>>>
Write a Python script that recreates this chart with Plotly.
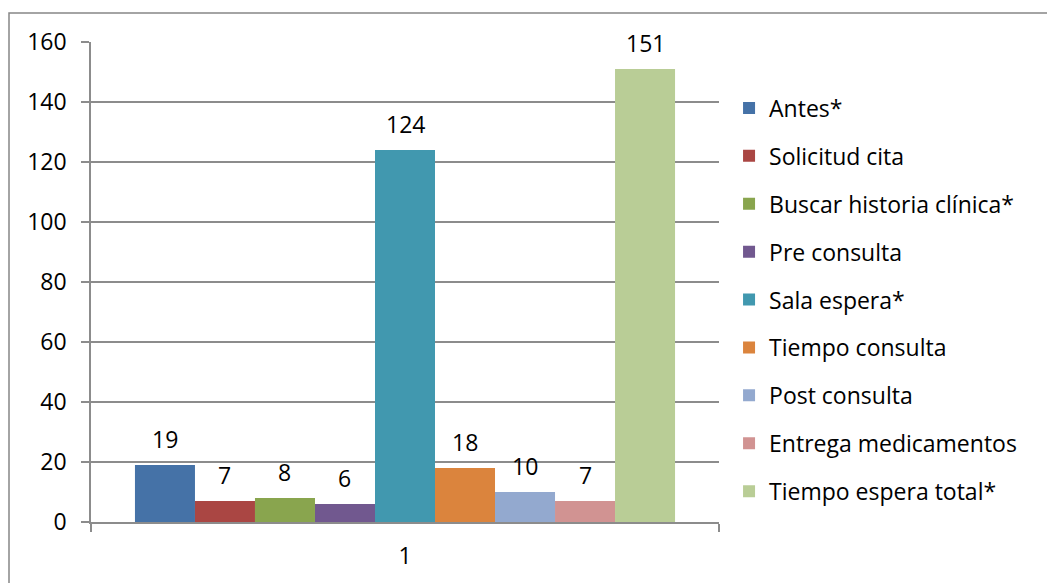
import plotly.graph_objects as go

# Tiempos promedio (minutos) por etapa de la atención
categoria = ["1"]
etapas = [
    "Antes*",
    "Solicitud cita",
    "Buscar historia clínica*",
    "Pre consulta",
    "Sala espera*",
    "Tiempo consulta",
    "Post consulta",
    "Entrega medicamentos",
    "Tiempo espera total*",
]
minutos = [19, 7, 8, 6, 124, 18, 10, 7, 151]
colores = [
    "#4572A7", "#AA4643", "#89A54E", "#71588F", "#4198AF",
    "#DB843D", "#93A9CF", "#D19392", "#B9CD96",
]
y_ticks = [0, 20, 40, 60, 80, 100, 120, 140, 160]

FONT = "'Open Sans', 'Noto Sans', sans-serif"
FS = 23
GRID = "#8c8c8c"
W, H = 1047, 583
L, R, T, B = 91, 328, 42, 61
BARGAP = 0.14

fig = go.Figure()
for i, (nombre, valor, color) in enumerate(zip(etapas, minutos, colores)):
    fig.add_trace(go.Bar(
        x=categoria, y=[valor], name=nombre,
        marker=dict(color=color, line=dict(width=0)),
        legendgroup=nombre,
    ))

# Etiquetas de valor sobre cada barra
n = len(etapas)
ancho = (1 - BARGAP) / n
for i, valor in enumerate(minutos):
    fig.add_annotation(
        x=(i - (n - 1) / 2) * ancho, y=valor, xref="x", yref="y",
        text=str(valor), showarrow=False, yshift=26,
        font=dict(family=FONT, size=FS, color="#000000"),
    )

# Borde exterior del área del gráfico
pw, ph = W - L - R, H - T - B
fig.add_shape(
    type="rect", xref="paper", yref="paper",
    x0=(9 - L) / pw, x1=(W + 10 - L) / pw,
    y0=-(H + 10 - T - ph) / ph, y1=(H - 13 - B) / ph,
    line=dict(color="#868686", width=1.5), fillcolor="rgba(0,0,0,0)",
    layer="below",
)

fig.update_layout(
    width=W, height=H, autosize=False,
    margin=dict(l=L, r=R, t=T, b=B),
    paper_bgcolor="white", plot_bgcolor="white",
    barmode="group", bargap=BARGAP, bargroupgap=0,
    font=dict(family=FONT, size=FS, color="#000000"),
    showlegend=True,
    legend=dict(
        x=1.016, xanchor="left", y=0.4625, yanchor="middle",
        font=dict(family=FONT, size=FS, color="#000000"),
        tracegroupgap=15, itemwidth=30,
        bgcolor="rgba(0,0,0,0)",
    ),
    xaxis=dict(
        type="category", range=[-0.5, 0.5],
        showline=True, linecolor=GRID, linewidth=1.5,
        ticks="outside", tickson="boundaries", ticklen=8,
        tickcolor=GRID, tickwidth=1.5,
        showgrid=False, ticklabelstandoff=13,
        tickfont=dict(family=FONT, size=FS, color="#000000"),
    ),
    yaxis=dict(
        range=[0, 160], tickvals=y_ticks,
        showline=True, linecolor=GRID, linewidth=1.5,
        ticks="outside", ticklen=8, tickcolor=GRID, tickwidth=1.5,
        showgrid=True, gridcolor=GRID, gridwidth=1.5,
        zeroline=False, ticklabelstandoff=10,
        tickfont=dict(family=FONT, size=FS, color="#000000"),
    ),
)

fig.write_html("out.html")
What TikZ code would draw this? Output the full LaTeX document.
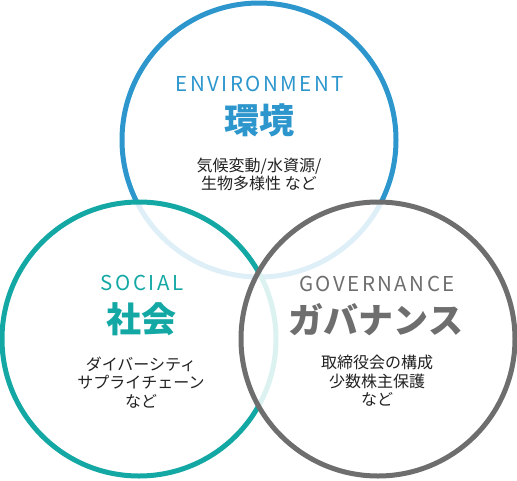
\documentclass[tikz,border=0pt]{standalone}
\usepackage{fontspec}
\setmainfont{Noto Sans CJK JP}
\definecolor{envblue}{RGB}{44, 150, 205}
\definecolor{socteal}{RGB}{20, 168, 165}
\definecolor{govgray}{RGB}{110, 110, 110}
\definecolor{inkblack}{RGB}{34, 34, 34}
\tikzset{
  ringstyle/.style={line width=5pt, fill=white},
  entitle/.style={font=\fontsize{20.5}{20.5}\selectfont\addfontfeature{LetterSpace=12}, anchor=center},
  jptitle/.style={font=\fontsize{35}{35}\selectfont\bfseries, anchor=center},
  notetext/.style={font=\fontsize{16}{18.5}\selectfont, align=center, text=inkblack, anchor=north}
}
\begin{document}
\begin{tikzpicture}[x=1pt,y=-1pt]
  \useasboundingbox (0,0) rectangle (517,480);
  % rings, later ones veil the earlier ones
  \filldraw[ringstyle, color=envblue, fill=white]                       (259,140) circle (137pt);
  \filldraw[ringstyle, color=socteal, fill=white, fill opacity=0.85]    (139,339) circle (137pt);
  \filldraw[ringstyle, color=govgray, fill=white, fill opacity=0.85]    (378,339) circle (137pt);
  % environment
  \node[entitle, text=envblue]  (env)     at (260, 84)  {ENVIRONMENT};
  \node[jptitle, text=envblue]  (envjp)   at (259,120)  {環境};
  \node[notetext]               (envnote) at (259,154)  {気候変動/水資源/\\生物多様性 など};
  % social
  \node[entitle, text=socteal]  (soc)     at (142,283)  {SOCIAL};
  \node[jptitle, text=socteal]  (socjp)   at (141,319)  {社会};
  \node[notetext]               (socnote) at (141,353)  {ダイバーシティ\\サプライチェーン\\など};
  % governance
  \node[entitle, text=govgray]  (gov)     at (377,284)  {GOVERNANCE};
  \node[jptitle, text=govgray]  (govjp)   at (376,320)  {ガバナンス};
  \node[notetext]               (govnote) at (377,352)  {取締役会の構成\\少数株主保護\\など};
\end{tikzpicture}
\end{document}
<<<
> _Requirement_:
Look through the data above. Each line containing the word "this" needs to be copied.

> _Exercise answer_:
Write a Python script that recreates this chart with Plotly.
What TikZ code would draw this? Output the full LaTeX document.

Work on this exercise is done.